┌─ Provided records
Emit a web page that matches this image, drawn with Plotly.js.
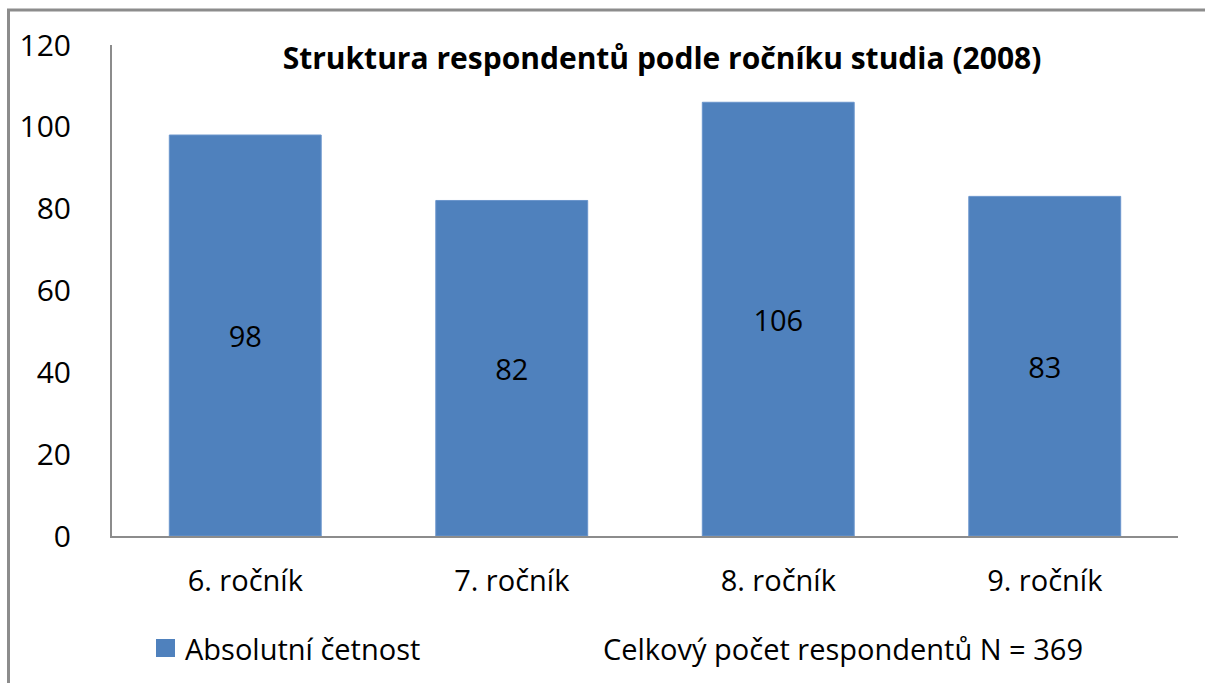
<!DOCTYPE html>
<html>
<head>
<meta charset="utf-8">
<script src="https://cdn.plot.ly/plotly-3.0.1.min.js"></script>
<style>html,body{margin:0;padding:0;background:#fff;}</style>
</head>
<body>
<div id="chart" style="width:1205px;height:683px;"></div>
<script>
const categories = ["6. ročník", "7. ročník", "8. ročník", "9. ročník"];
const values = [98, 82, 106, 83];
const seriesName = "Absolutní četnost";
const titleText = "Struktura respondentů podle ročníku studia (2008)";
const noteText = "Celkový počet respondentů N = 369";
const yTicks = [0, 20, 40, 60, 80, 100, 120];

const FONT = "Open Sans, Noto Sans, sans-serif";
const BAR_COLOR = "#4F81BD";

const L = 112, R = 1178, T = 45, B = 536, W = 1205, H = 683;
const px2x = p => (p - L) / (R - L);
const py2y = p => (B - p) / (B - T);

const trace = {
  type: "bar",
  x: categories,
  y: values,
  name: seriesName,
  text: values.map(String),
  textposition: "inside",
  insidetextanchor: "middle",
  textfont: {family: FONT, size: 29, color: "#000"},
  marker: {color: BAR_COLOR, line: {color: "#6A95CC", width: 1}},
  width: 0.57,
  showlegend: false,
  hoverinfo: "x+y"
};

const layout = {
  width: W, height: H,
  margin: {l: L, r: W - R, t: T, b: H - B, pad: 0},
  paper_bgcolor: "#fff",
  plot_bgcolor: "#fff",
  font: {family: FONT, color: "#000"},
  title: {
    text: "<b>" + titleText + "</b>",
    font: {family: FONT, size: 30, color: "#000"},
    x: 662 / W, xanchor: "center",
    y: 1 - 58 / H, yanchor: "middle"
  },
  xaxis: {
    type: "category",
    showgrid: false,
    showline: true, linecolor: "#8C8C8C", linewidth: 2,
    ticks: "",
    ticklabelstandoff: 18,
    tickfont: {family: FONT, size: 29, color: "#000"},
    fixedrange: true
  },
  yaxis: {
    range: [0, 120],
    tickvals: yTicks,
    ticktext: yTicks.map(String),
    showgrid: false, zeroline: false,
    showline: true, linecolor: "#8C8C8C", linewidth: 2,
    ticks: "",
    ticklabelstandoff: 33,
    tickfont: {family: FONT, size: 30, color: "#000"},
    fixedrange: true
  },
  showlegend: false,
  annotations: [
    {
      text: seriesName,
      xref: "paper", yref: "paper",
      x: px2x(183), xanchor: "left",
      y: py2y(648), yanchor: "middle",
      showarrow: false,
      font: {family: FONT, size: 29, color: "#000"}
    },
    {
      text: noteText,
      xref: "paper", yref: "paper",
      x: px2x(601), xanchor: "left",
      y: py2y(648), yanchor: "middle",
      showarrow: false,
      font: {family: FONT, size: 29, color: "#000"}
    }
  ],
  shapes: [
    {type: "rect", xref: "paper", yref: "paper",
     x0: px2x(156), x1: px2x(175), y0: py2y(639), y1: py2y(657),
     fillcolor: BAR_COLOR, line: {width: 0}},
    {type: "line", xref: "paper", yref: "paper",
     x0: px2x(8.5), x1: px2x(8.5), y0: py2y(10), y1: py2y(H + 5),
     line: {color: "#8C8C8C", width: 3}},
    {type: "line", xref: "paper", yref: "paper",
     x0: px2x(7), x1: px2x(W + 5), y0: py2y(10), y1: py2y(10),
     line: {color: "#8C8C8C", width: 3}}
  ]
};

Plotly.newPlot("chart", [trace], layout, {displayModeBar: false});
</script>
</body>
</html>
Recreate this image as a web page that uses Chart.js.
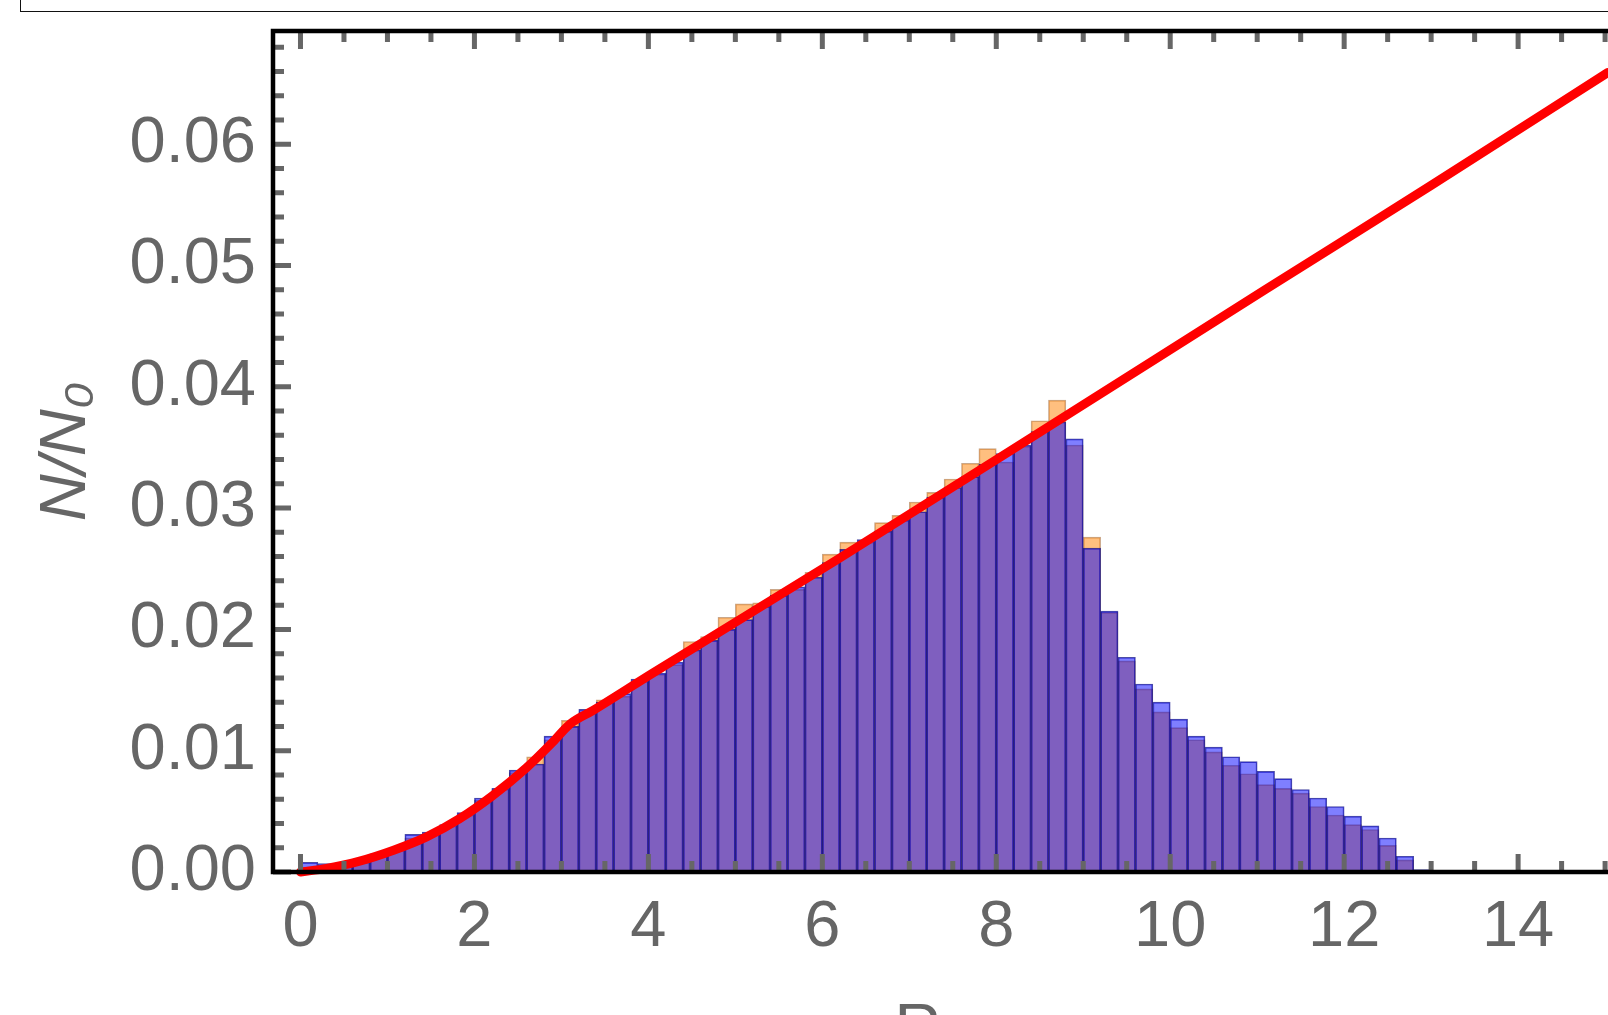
└─
Exercise objective - Copy every record character for character. Skip the pictures.

Written answer -
Emit a web page that matches this image, drawn with Plotly.js.
<!DOCTYPE html>
<html>
<head>
<meta charset="utf-8">
<script src="https://cdn.plot.ly/plotly-3.0.1.min.js"></script>
<style>html,body{margin:0;padding:0;background:#fff;}</style>
</head>
<body>
<div id="chart" style="width:1205px;height:683px;"></div>
<script>
const categories = ["6. ročník", "7. ročník", "8. ročník", "9. ročník"];
const values = [98, 82, 106, 83];
const seriesName = "Absolutní četnost";
const titleText = "Struktura respondentů podle ročníku studia (2008)";
const noteText = "Celkový počet respondentů N = 369";
const yTicks = [0, 20, 40, 60, 80, 100, 120];

const FONT = "Open Sans, Noto Sans, sans-serif";
const BAR_COLOR = "#4F81BD";

const L = 112, R = 1178, T = 45, B = 536, W = 1205, H = 683;
const px2x = p => (p - L) / (R - L);
const py2y = p => (B - p) / (B - T);

const trace = {
  type: "bar",
  x: categories,
  y: values,
  name: seriesName,
  text: values.map(String),
  textposition: "inside",
  insidetextanchor: "middle",
  textfont: {family: FONT, size: 29, color: "#000"},
  marker: {color: BAR_COLOR, line: {color: "#6A95CC", width: 1}},
  width: 0.57,
  showlegend: false,
  hoverinfo: "x+y"
};

const layout = {
  width: W, height: H,
  margin: {l: L, r: W - R, t: T, b: H - B, pad: 0},
  paper_bgcolor: "#fff",
  plot_bgcolor: "#fff",
  font: {family: FONT, color: "#000"},
  title: {
    text: "<b>" + titleText + "</b>",
    font: {family: FONT, size: 30, color: "#000"},
    x: 662 / W, xanchor: "center",
    y: 1 - 58 / H, yanchor: "middle"
  },
  xaxis: {
    type: "category",
    showgrid: false,
    showline: true, linecolor: "#8C8C8C", linewidth: 2,
    ticks: "",
    ticklabelstandoff: 18,
    tickfont: {family: FONT, size: 29, color: "#000"},
    fixedrange: true
  },
  yaxis: {
    range: [0, 120],
    tickvals: yTicks,
    ticktext: yTicks.map(String),
    showgrid: false, zeroline: false,
    showline: true, linecolor: "#8C8C8C", linewidth: 2,
    ticks: "",
    ticklabelstandoff: 33,
    tickfont: {family: FONT, size: 30, color: "#000"},
    fixedrange: true
  },
  showlegend: false,
  annotations: [
    {
      text: seriesName,
      xref: "paper", yref: "paper",
      x: px2x(183), xanchor: "left",
      y: py2y(648), yanchor: "middle",
      showarrow: false,
      font: {family: FONT, size: 29, color: "#000"}
    },
    {
      text: noteText,
      xref: "paper", yref: "paper",
      x: px2x(601), xanchor: "left",
      y: py2y(648), yanchor: "middle",
      showarrow: false,
      font: {family: FONT, size: 29, color: "#000"}
    }
  ],
  shapes: [
    {type: "rect", xref: "paper", yref: "paper",
     x0: px2x(156), x1: px2x(175), y0: py2y(639), y1: py2y(657),
     fillcolor: BAR_COLOR, line: {width: 0}},
    {type: "line", xref: "paper", yref: "paper",
     x0: px2x(8.5), x1: px2x(8.5), y0: py2y(10), y1: py2y(H + 5),
     line: {color: "#8C8C8C", width: 3}},
    {type: "line", xref: "paper", yref: "paper",
     x0: px2x(7), x1: px2x(W + 5), y0: py2y(10), y1: py2y(10),
     line: {color: "#8C8C8C", width: 3}}
  ]
};

Plotly.newPlot("chart", [trace], layout, {displayModeBar: false});
</script>
</body>
</html>
Recreate this image as a web page that uses Chart.js.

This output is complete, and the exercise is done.